>> start

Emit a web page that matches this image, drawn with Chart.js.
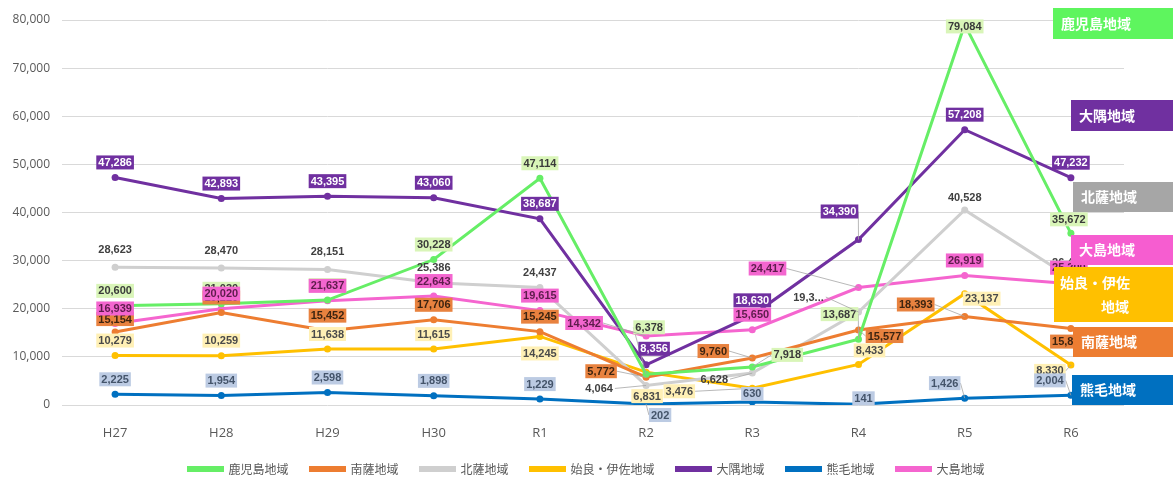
<!DOCTYPE html>
<html>
<head>
<meta charset="utf-8">
<script src="https://cdn.jsdelivr.net/npm/chart.js@4.4.0/dist/chart.umd.min.js"></script>
<style>
  html, body { margin: 0; padding: 0; background: #fff; }
  .wrap { width: 1173px; height: 479px; position: relative; }
</style>
</head>
<body>
<div class="wrap"><canvas class="region-chart"></canvas></div>
<script>
const years = ['H27', 'H28', 'H29', 'H30', 'R1', 'R2', 'R3', 'R4', 'R5', 'R6'];

const kagoshima = [20600, 21030, 21800, 30228, 47114, 6378, 7918, 13687, 79084, 35672];
const nansatsu  = [15154, 19220, 15452, 17706, 15245, 5772, 9760, 15577, 18393, 15879];
const hokusatsu = [28623, 28470, 28151, 25386, 24437, 4064, 6628, 19318, 40528, 26400];
const airaIsa   = [10279, 10259, 11638, 11615, 14245, 6831, 3476, 8433, 23137, 8330];
const osumi     = [47286, 42893, 43395, 43060, 38687, 8356, 18630, 34390, 57208, 47232];
const kumage    = [2225, 1954, 2598, 1898, 1229, 202, 630, 141, 1426, 2004];
const oshima    = [16939, 20020, 21637, 22643, 19615, 14342, 15650, 24417, 26919, 25200];

const yMax = 80000;
const yStep = 10000;

const ctx = document.querySelector('.region-chart');

// label look per series: box colour, text colour
const labelStyle = [
    { bg: '#d9f5b8', fg: '#3a3a3a' },
    { bg: '#e8823f', fg: '#3d2410' },
    { bg: null,      fg: '#404040' },
    { bg: '#fff0b5', fg: '#4a4a4a' },
    { bg: '#7030a0', fg: '#ffffff' },
    { bg: '#bccbe3', fg: '#44546a' },
    { bg: '#f366cf', fg: '#5e1c4c' }
];

// label nudges [dx, dy, leader line] keyed "series-point"
const nudge = {
    '0-5': [3, -47, true], '0-6': [35, -12, true], '0-7': [-19, -25, true], '0-8': [0, 2], '0-9': [-2, -14],
    '1-0': [0, -13], '1-5': [-45, -6, true], '1-6': [-39, -7, true], '1-7': [26, 6, true], '1-8': [-49, -12, true], '1-9': [-2, 13],
    '2-0': [0, -18], '2-1': [0, -18], '2-2': [0, -18], '2-5': [-47, 3, true], '2-6': [-38, 6, true], '2-7': [-50, -15, true], '2-8': [0, -12], '2-9': [-2, -15],
    '3-4': [0, 17], '3-5': [1, 24], '3-6': [-73, 3, true], '3-7': [11, -14], '3-8': [17, 5], '3-9': [-21, 6, true],
    '4-5': [8, -16], '4-7': [-19, -28, true],
    '5-5': [14, 11, true], '5-6': [0, -8], '5-7': [5, -6], '5-8': [-20, -15, true], '5-9': [-21, -15, true],
    '6-5': [-62, -13, true], '6-7': [-91, -19, true], '6-9': [-2, -16]
};
const labelText = { '2-7': '19,3...' };

const sideBoxes = [
    { text: ['鹿児島地域'], color: '#5ef55e', x: 1053, y: 8, h: 31 },
    { text: ['大隅地域'], color: '#7030a0', x: 1071, y: 100, h: 31 },
    { text: ['北薩地域'], color: '#a6a6a6', x: 1073, y: 182, h: 30 },
    { text: ['大島地域'], color: '#f65dd0', x: 1071, y: 235, h: 30 },
    { text: ['始良・伊佐', '地域'], color: '#ffc000', x: 1054, y: 267, h: 55 },
    { text: ['南薩地域'], color: '#ed7d31', x: 1073, y: 327, h: 30 },
    { text: ['熊毛地域'], color: '#0070c0', x: 1072, y: 375, h: 30 }
];

const valueLabels = {
    id: 'valueLabels',
    afterDatasetsDraw(chart) {
        const c = chart.ctx;
        c.save();
        c.font = 'bold 11px "Liberation Sans", Arial, sans-serif';
        c.textAlign = 'center';
        c.textBaseline = 'middle';
        chart.data.datasets.forEach((ds, si) => {
            const meta = chart.getDatasetMeta(si);
            const st = labelStyle[si];
            meta.data.forEach((pt, pi) => {
                const key = si + '-' + pi;
                const n = nudge[key] || [0, -15];
                const lx = pt.x + n[0];
                const ly = pt.y + n[1];
                const txt = labelText[key] || ds.data[pi].toLocaleString('en-US');
                const w = c.measureText(txt).width + 4;
                if (n[2]) {
                    c.strokeStyle = '#a6a6a6';
                    c.lineWidth = 0.8;
                    c.beginPath();
                    c.moveTo(lx + (n[0] < 0 ? w / 2 : -w / 2), ly);
                    c.lineTo(pt.x, pt.y);
                    c.stroke();
                }
                if (st.bg) {
                    c.fillStyle = st.bg;
                    c.fillRect(lx - w / 2, ly - 7, w, 14);
                }
                c.fillStyle = st.fg;
                c.fillText(txt, lx, ly + 0.5);
            });
        });
        c.restore();
    },
    afterDraw(chart) {
        const c = chart.ctx;
        c.save();
        // dots on the legend lines
        chart.legend.legendHitBoxes.forEach((box, i) => {
            c.fillStyle = chart.data.datasets[i].borderColor;
            c.beginPath();
            c.arc(box.left + 17, box.top + box.height / 2, 3, 0, Math.PI * 2);
            c.fill();
        });
        // region tags on the right
        c.font = 'bold 14px "Noto Sans CJK JP", sans-serif';
        c.textBaseline = 'middle';
        sideBoxes.forEach(b => {
            c.fillStyle = b.color;
            c.fillRect(b.x, b.y, 1173 - b.x, b.h);
            c.fillStyle = '#ffffff';
            if (b.text.length === 1) {
                c.textAlign = 'left';
                c.fillText(b.text[0], b.x + 8, b.y + b.h / 2);
            } else {
                c.textAlign = 'left';
                c.fillText(b.text[0], b.x + 6, b.y + 16);
                c.textAlign = 'center';
                c.fillText(b.text[1], 1115, b.y + 40);
            }
        });
        c.restore();
    }
};

function series(label, data, color) {
    return {
        label: label,
        data: data,
        borderColor: color,
        backgroundColor: color,
        borderWidth: 3,
        pointRadius: 3.5,
        pointBorderWidth: 0,
        pointBackgroundColor: color,
        tension: 0
    };
}

new Chart(ctx, {
    type: 'line',
    data: {
        labels: years,
        datasets: [
            series('鹿児島地域', kagoshima, '#66ee66'),
            series('南薩地域', nansatsu, '#ed7d31'),
            series('北薩地域', hokusatsu, '#cfcfcf'),
            series('始良・伊佐地域', airaIsa, '#ffc000'),
            series('大隅地域', osumi, '#7030a0'),
            series('熊毛地域', kumage, '#0070c0'),
            series('大島地域', oshima, '#f565cf')
        ]
    },
    options: {
        responsive: true,
        maintainAspectRatio: false,
        animation: false,
        layout: {
            padding: { left: 0, right: 0, top: 20, bottom: -6 }
        },
        scales: {
            x: {
                offset: true,
                grid: { display: false },
                border: { display: false },
                ticks: {
                    color: '#595959',
                    padding: 12,
                    font: { family: '"Open Sans", sans-serif', size: 13 }
                },
                afterFit(s) { s.height = 36; }
            },
            y: {
                min: 0,
                max: yMax,
                border: { display: false },
                grid: { color: '#d9d9d9', lineWidth: 1, drawTicks: false },
                ticks: {
                    stepSize: yStep,
                    color: '#595959',
                    padding: 12,
                    font: { family: '"Open Sans", sans-serif', size: 12 },
                    callback: v => v.toLocaleString('en-US')
                },
                afterFit(s) { s.width = 62; }
            },
            // empty strip on the right where the region tags sit
            side: {
                position: 'right',
                min: 0,
                max: yMax,
                border: { display: false },
                grid: { display: false },
                ticks: { display: false },
                afterFit(s) { s.width = 49; }
            }
        },
        plugins: {
            legend: {
                position: 'bottom',
                labels: {
                    boxWidth: 34,
                    boxHeight: 3,
                    color: '#595959',
                    padding: 22,
                    font: { family: '"Noto Sans CJK JP", sans-serif', size: 12 }
                }
            },
            tooltip: { enabled: false }
        }
    },
    plugins: [valueLabels]
});
</script>
</body>
</html>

>> end

→ **THE PROBLEM**
Return, unchanged, the lines from the first line of the material through the line that holds "const ctx = document.querySelector('.region-chart');", inclusive, omitting pictures.

→ **PROBLEM SOLUTION**
Emit a web page that matches this image, drawn with Chart.js.
<!DOCTYPE html>
<html>
<head>
<meta charset="utf-8">
<script src="https://cdn.jsdelivr.net/npm/chart.js@4.4.0/dist/chart.umd.min.js"></script>
<style>
  html, body { margin: 0; padding: 0; background: #fff; }
  .wrap { width: 1173px; height: 479px; position: relative; }
</style>
</head>
<body>
<div class="wrap"><canvas class="region-chart"></canvas></div>
<script>
const years = ['H27', 'H28', 'H29', 'H30', 'R1', 'R2', 'R3', 'R4', 'R5', 'R6'];

const kagoshima = [20600, 21030, 21800, 30228, 47114, 6378, 7918, 13687, 79084, 35672];
const nansatsu  = [15154, 19220, 15452, 17706, 15245, 5772, 9760, 15577, 18393, 15879];
const hokusatsu = [28623, 28470, 28151, 25386, 24437, 4064, 6628, 19318, 40528, 26400];
const airaIsa   = [10279, 10259, 11638, 11615, 14245, 6831, 3476, 8433, 23137, 8330];
const osumi     = [47286, 42893, 43395, 43060, 38687, 8356, 18630, 34390, 57208, 47232];
const kumage    = [2225, 1954, 2598, 1898, 1229, 202, 630, 141, 1426, 2004];
const oshima    = [16939, 20020, 21637, 22643, 19615, 14342, 15650, 24417, 26919, 25200];

const yMax = 80000;
const yStep = 10000;

const ctx = document.querySelector('.region-chart');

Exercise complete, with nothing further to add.